East of England needs migrant workers to help beat recession

Migrant factory workersWHILE local people are given support to find jobs or learn new skills, migrant workers are needed to plug employment gaps and help the East of England beat the recession, according to Deborah Cadman, chief executive of the business-led East of England Development Agency (EEDA).

Ms Cadman was referring to the publication of two new reports commissioned by EEDA with part funding from the European Social Fund. The migrant worker reports provide evidence to help improve the economy of the region.

The first report, by leading independent think-tank the Institute of Public Policy Research (IPPR), says many employers in the East of England rely on migrant workers. Migrant worker availability in the East of England – an economic risk assessment demonstrates that migrants play an important role in filling labour and skills gaps that exist in some parts of the regional economy.

Rural migrant workersThe report acknowledges that demand for migrant labour will decline during the recession, and suggests that migrant numbers will fall in response, but argues that the regional economy will continue to need international workers.

IPPR’s research is supported by findings from the first year of a three-year study conducted by Anglia Ruskin University on behalf of EEDA, also published today. This reveals that while fewer migrants are arriving in the region, there are currently no signs of a migrant exodus.
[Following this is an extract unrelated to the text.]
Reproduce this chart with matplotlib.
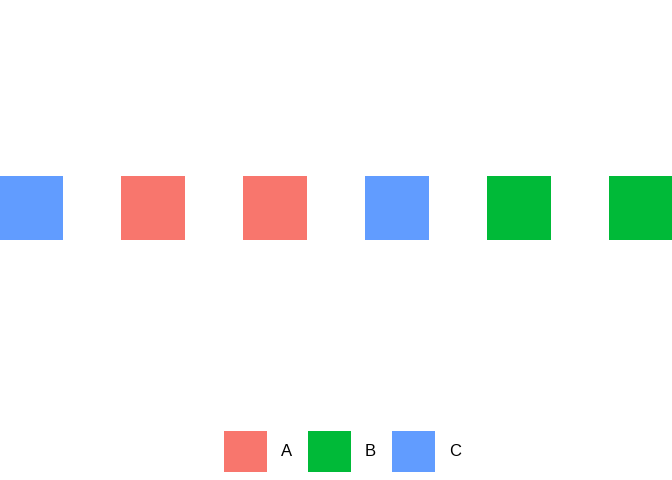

Ms Cadman added: “Our first priority is putting significant investment into raising the skills of the local workforce, particularly helping those who are unemployed to gain new skills and get back into employment. In these difficult economic times however, it’s vital that businesses can get the workers they need.

“We need migrant workers to plug employment gaps in the East of England. Where the right workers aren’t available locally, employers must be able to draw on a wider pool of international workers. With these reports EEDA is providing the evidence to help private and public sector partners make decisions so we can get the region through the tough economic times and prepare for the eventual upturn.”

Dr Jill Rutter, Senior Research Fellow at IPPR, said: “Our research in the East of England has shown that many businesses, from agriculture to high-tech, depend on workers from other countries to survive and grow. Often this is because there are not enough local workers with the right skills and experience. In other cases migrants provide vital, flexible labour where British people can’t do the job for practical reasons or simply don’t want to do it. So if the availability of migrant labour decreases, the economy could be at significant risk.”

The government and regional development agencies are investing significant funding into training to close skills gaps and enable employers to recruit suitably skilled staff from the UK workforce. This is a particular priority for the East of England where skill levels in many areas are below the national average.

In the last six months, EEDA has provided training opportunities for over 2000 workers in the East of England, including support for people being made redundant to help them move back into work. However, some skills gaps will take a number of years to close, while the demand for some highly-skilled workers is likely to remain greater than the supply available within the UK.

Other vacancies that are seasonal or in remote locations will also remain unsuitable even for those who become unemployed during the recession and will continue to require migrants who can be more flexible about where and when they work.

In the second report commissioned by EEDA, Dr Claudia Schneider and Dr Deborah Holman of the Public Policy Consultancy Group at Anglia Ruskin University present findings from the first year of a three-year study following the experiences of European citizens working in the East of England.

Dr Claudia Schneider said: “The study shows that most migrant workers in the region are adopting a ‘wait and see’ attitude before deciding whether to return home. But more must be done to persuade them to stay.

“There is a wide variety of factors that influence migrants’ decisions about how long to stay in the UK, including their sense of belonging and community here, desire to improve their English and opportunities to progress in their career and earn better wages. If we are to encourage them to stay and contribute to the East of England economy, we must continue to tackle discrimination and hostility towards foreign workers, provide faster recognition of migrants’ skills and better provision of English language training to enable migrants to use their skills fully.”